Selling in the export market at a lower price than in the home market is known as “dumping.” It is a violation of U.S. unfair trade laws and international trade rules as established by the World Trade Organization. The petition also charges that Canadian producers benefit from billions of dollars in government subsidy programs.
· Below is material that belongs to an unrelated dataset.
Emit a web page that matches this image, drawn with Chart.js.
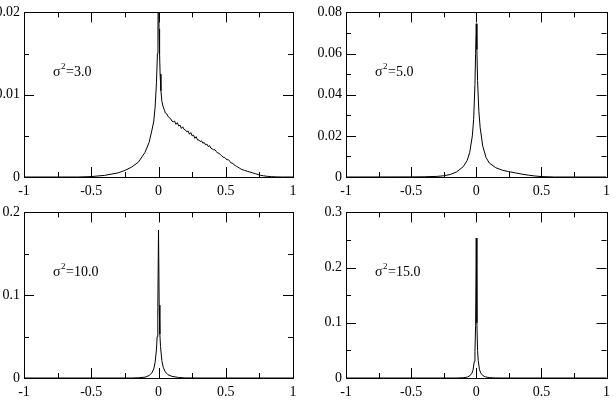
<!DOCTYPE html>
<html>
<head>
<meta charset="utf-8">
<script src="https://cdn.jsdelivr.net/npm/chart.js@4.4.1/dist/chart.umd.min.js"></script>
<style>
  body { margin: 0; background: #fff; }
  canvas { position: absolute; }
</style>
</head>
<body>
<canvas id="panel1" width="308" height="200" style="left:0;top:0"></canvas>
<canvas id="panel2" width="308" height="200" style="left:308px;top:0"></canvas>
<canvas id="panel3" width="308" height="200" style="left:0;top:200px"></canvas>
<canvas id="panel4" width="308" height="200" style="left:308px;top:200px"></canvas>
<script>
// datos
const ticksX = [-1, -0.5, 0, 0.5, 1];
const ticksY1 = [0, 0.01, 0.02];
const ticksY2 = [0, 0.02, 0.04, 0.06, 0.08];
const ticksY3 = [0, 0.1, 0.2];
const ticksY4 = [0, 0.1, 0.2, 0.3];
const sigmas = ['3.0', '5.0', '10.0', '15.0'];

// sigma^2 = 3.0
const x1 = [
  -1, -0.6, -0.5, -0.4, -0.3, -0.25, -0.2, -0.15, -0.1, -0.07,
  -0.05, -0.035, -0.025, -0.015, -0.008, -0.004, 0, 0.004, 0.008, 0.012,
  0.018, 0.025, 0.035, 0.045, 0.05, 0.06, 0.07, 0.08, 0.09, 0.1,
  0.11, 0.12, 0.13, 0.14, 0.15, 0.16, 0.17, 0.18, 0.19, 0.2,
  0.21, 0.22, 0.23, 0.24, 0.25, 0.26, 0.27, 0.28, 0.29, 0.3,
  0.31, 0.32, 0.33, 0.34, 0.35, 0.36, 0.37, 0.38, 0.39, 0.4,
  0.41, 0.42, 0.43, 0.44, 0.45, 0.46, 0.47, 0.48, 0.49, 0.5,
  0.51, 0.52, 0.53, 0.54, 0.55, 0.56, 0.57, 0.58, 0.59, 0.6,
  0.62, 0.64, 0.66, 0.68, 0.7, 0.72, 0.74, 0.76, 0.78, 0.8,
  0.84, 0.88, 0.92, 1
];
const y1 = [
  0, 0, 0.00005, 0.0002, 0.0005, 0.0008, 0.0012, 0.0018, 0.003, 0.0042,
  0.0056, 0.0068, 0.0085, 0.0115, 0.015, 0.018, 0.026, 0.018, 0.015, 0.0125,
  0.0105, 0.0092, 0.0085, 0.0081, 0.0078, 0.0077, 0.0074, 0.0072, 0.0071, 0.0068,
  0.0067, 0.0068, 0.0064, 0.0066, 0.0062, 0.0063, 0.0059, 0.0061, 0.0058, 0.0057,
  0.0055, 0.0056, 0.0052, 0.0054, 0.005, 0.0051, 0.0047, 0.0049, 0.0045, 0.0045,
  0.0043, 0.0044, 0.0041, 0.0042, 0.0039, 0.004, 0.0037, 0.0038, 0.0035, 0.0034,
  0.0033, 0.0033, 0.0031, 0.0029, 0.0029, 0.0027, 0.0026, 0.0024, 0.0024, 0.0022,
  0.0021, 0.0021, 0.0019, 0.0017, 0.0017, 0.0015, 0.0014, 0.0013, 0.0012, 0.0011,
  0.0009, 0.0008, 0.0007, 0.0006, 0.0005, 0.0004, 0.0003, 0.0002, 0.00015, 0.0001,
  0.00004, 0.00001, 0, 0
];

// sigma^2 = 5.0
const x2 = [-1, -0.5, -0.4, -0.3, -0.25, -0.2, -0.15, -0.1, -0.07, -0.05,
  -0.03, -0.02, -0.01, -0.005, 0, 0.005, 0.01, 0.02, 0.03, 0.05,
  0.075, 0.1, 0.15, 0.2, 0.25, 0.3, 0.35, 0.4, 0.45, 0.5, 0.6, 1];
const y2 = [0, 0.00005, 0.0001, 0.0003, 0.0006, 0.0012, 0.0025, 0.005, 0.008, 0.012,
  0.02, 0.028, 0.045, 0.06, 0.0745, 0.062, 0.047, 0.032, 0.024, 0.015,
  0.0095, 0.0068, 0.0045, 0.0033, 0.0026, 0.002, 0.0014, 0.0009, 0.0005, 0.0002, 0, 0];

// sigma^2 = 10.0
const x3 = [-1, -0.2, -0.15, -0.1, -0.07, -0.05, -0.035, -0.025, -0.015, -0.01,
  -0.005, 0, 0.005, 0.01, 0.015, 0.025, 0.035, 0.05, 0.07, 0.1,
  0.15, 0.2, 0.3, 1];
const y3 = [0, 0, 0.0003, 0.001, 0.003, 0.006, 0.011, 0.019, 0.035, 0.05,
  0.085, 0.1786, 0.088, 0.053, 0.038, 0.021, 0.013, 0.0075, 0.004, 0.002,
  0.0006, 0.0001, 0, 0];

// sigma^2 = 15.0
const x4 = [-1, -0.15, -0.1, -0.07, -0.05, -0.035, -0.025, -0.015, -0.01, -0.005,
  0, 0.005, 0.01, 0.015, 0.025, 0.035, 0.05, 0.07, 0.1, 0.15, 0.2, 1];
const y4 = [0, 0, 0.0005, 0.0015, 0.004, 0.008, 0.014, 0.03, 0.048, 0.095,
  0.2536, 0.1, 0.05, 0.032, 0.015, 0.009, 0.0045, 0.002, 0.0007, 0.0001, 0, 0];

const fuente = '"Liberation Serif", "Times New Roman", serif';

// marco, ticks hacia dentro (mayores y menores) y etiqueta sigma^2
const marcoGrace = {
  id: 'marcoGrace',
  afterDatasetsDraw(chart, args, opts) {
    const ctx = chart.ctx;
    const a = chart.chartArea;
    const sx = chart.scales.x, sy = chart.scales.y;
    const r = v => Math.round(v) + 0.5;
    ctx.save();
    ctx.strokeStyle = '#000';
    ctx.lineWidth = 1;
    ctx.strokeRect(r(a.left), r(a.top), Math.round(a.right) - Math.round(a.left), Math.round(a.bottom) - Math.round(a.top));
    ctx.beginPath();
    const tx = opts.ticksX, ty = opts.ticksY;
    tx.forEach((v, i) => {
      const px = r(sx.getPixelForValue(v));
      ctx.moveTo(px, a.bottom); ctx.lineTo(px, a.bottom - 10);
      ctx.moveTo(px, a.top); ctx.lineTo(px, a.top + 10);
      if (i < tx.length - 1) {
        const pm = r(sx.getPixelForValue((v + tx[i + 1]) / 2));
        ctx.moveTo(pm, a.bottom); ctx.lineTo(pm, a.bottom - 5);
        ctx.moveTo(pm, a.top); ctx.lineTo(pm, a.top + 5);
      }
    });
    ty.forEach((v, i) => {
      const py = r(sy.getPixelForValue(v));
      ctx.moveTo(a.left, py); ctx.lineTo(a.left + 10, py);
      ctx.moveTo(a.right, py); ctx.lineTo(a.right - 10, py);
      if (i < ty.length - 1) {
        const pm = r(sy.getPixelForValue((v + ty[i + 1]) / 2));
        ctx.moveTo(a.left, pm); ctx.lineTo(a.left + 5, pm);
        ctx.moveTo(a.right, pm); ctx.lineTo(a.right - 5, pm);
      }
    });
    ctx.stroke();

    // etiqueta
    let x = a.left + 29;
    const base = a.top + 64;
    ctx.fillStyle = '#000';
    ctx.textBaseline = 'alphabetic';
    ctx.font = '14px ' + fuente;
    ctx.fillText('σ', x, base);
    x += ctx.measureText('σ').width + 0.5;
    ctx.font = '9px ' + fuente;
    ctx.fillText('2', x, base - 7);
    x += ctx.measureText('2').width + 0.5;
    ctx.font = '14px ' + fuente;
    ctx.fillText('=' + opts.texto, x, base);
    ctx.restore();
  }
};

function crearPanel(id, xs, ys, ticksY, texto, arriba, izq, der) {
  const puntos = xs.map((v, i) => ({ x: v, y: ys[i] }));
  const estiloTicks = {
    color: '#000',
    font: { family: fuente, size: 14 },
    autoSkip: false,
    maxRotation: 0,
    callback: v => String(v)
  };
  return new Chart(document.getElementById(id), {
    type: 'line',
    data: {
      datasets: [{
        data: puntos,
        borderColor: '#000',
        borderWidth: 1,
        pointRadius: 0,
        tension: 0,
        fill: false
      }]
    },
    options: {
      responsive: false,
      animation: false,
      layout: { padding: { top: arriba, right: der, left: 0, bottom: 0 } },
      plugins: {
        legend: { display: false },
        tooltip: { enabled: false },
        marcoGrace: { ticksX: ticksX, ticksY: ticksY, texto: texto }
      },
      scales: {
        x: {
          type: 'linear',
          min: -1, max: 1,
          grid: { display: false, drawTicks: false },
          border: { display: false },
          afterBuildTicks: s => { s.ticks = ticksX.map(v => ({ value: v })); },
          afterFit: s => { s.height = 200 - arriba - 168; },
          ticks: Object.assign({ padding: 6 }, estiloTicks)
        },
        y: {
          type: 'linear',
          min: ticksY[0], max: ticksY[ticksY.length - 1],
          grid: { display: false, drawTicks: false },
          border: { display: false },
          afterBuildTicks: s => { s.ticks = ticksY.map(v => ({ value: v })); },
          afterFit: s => { s.width = izq; },
          ticks: Object.assign({ padding: 4 }, estiloTicks)
        }
      }
    },
    plugins: [marcoGrace]
  });
}

crearPanel('panel1', x1, y1, ticksY1, sigmas[0], 9, 24, 15);
crearPanel('panel2', x2, y2, ticksY2, sigmas[1], 9, 38, 2);
crearPanel('panel3', x3, y3, ticksY3, sigmas[2], 10, 24, 15);
crearPanel('panel4', x4, y4, ticksY4, sigmas[3], 10, 38, 2);
</script>
</body>
</html>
The subsidies provide artificial price supports that allow Canadian producers to ignore market conditions and disrupt normal agribusiness cycles in the U.S., said NPPC.

The decision to file the cases against Canada was made after “careful deliber ation” by the NPPC board of directors, said Caspers. “It wasn’t a decision arrived at in haste.” Hundreds of U.S. pork producers, mainly in the Midwest, feed Canadian pigs imported as weaned or feeder pigs. “I had mixed emotions,” said Caspers. “I’ve imported hogs from Canada.” In the final analysis, the NPPC determined that subsidized Canadian hogs were costing U.S. pork producers too much money to look away.

“Subsidized and dumped Canadian hogs are destroying competitive and efficient U.S. producers,” said NPPC’s international trade counsel Nick Giordano. “If these unfair Canadian practices are left unchecked and U.S. hog producers are forced to continue to compete with Canadian producers that do not have to meet the test of profit, U.S. producers will continue to lose sales, income, and market share. Removal of the unfairly traded Canadian hogs will allow the supply and demand mechanics of the North American hog market to return to normal.”

'The right thing to do'

After the actions were announced at Pork Forum today, producers huddled to discuss what this could mean back home. One Minnesota producer, who asked to remain anonymous, told Agriculture Online it was “absolutely the right thing to do. I don’t mind competing with other producers, but it’s not possible for me to compete with another government.”

The cases will take about one year to litigate, said Giordano. Charges of excessive foreign government subsidization and dumping are investigated by the Commerce Department and the International Trade Commission. Commerce is responsible for determining the margins of dumping and amount of countervailing duties. The Trade Commission determines whether the unfairly traded imports injured an industry. NPPC will “absorb the full cost” of the litigation, said Caspers, “and it won’t be cheap.”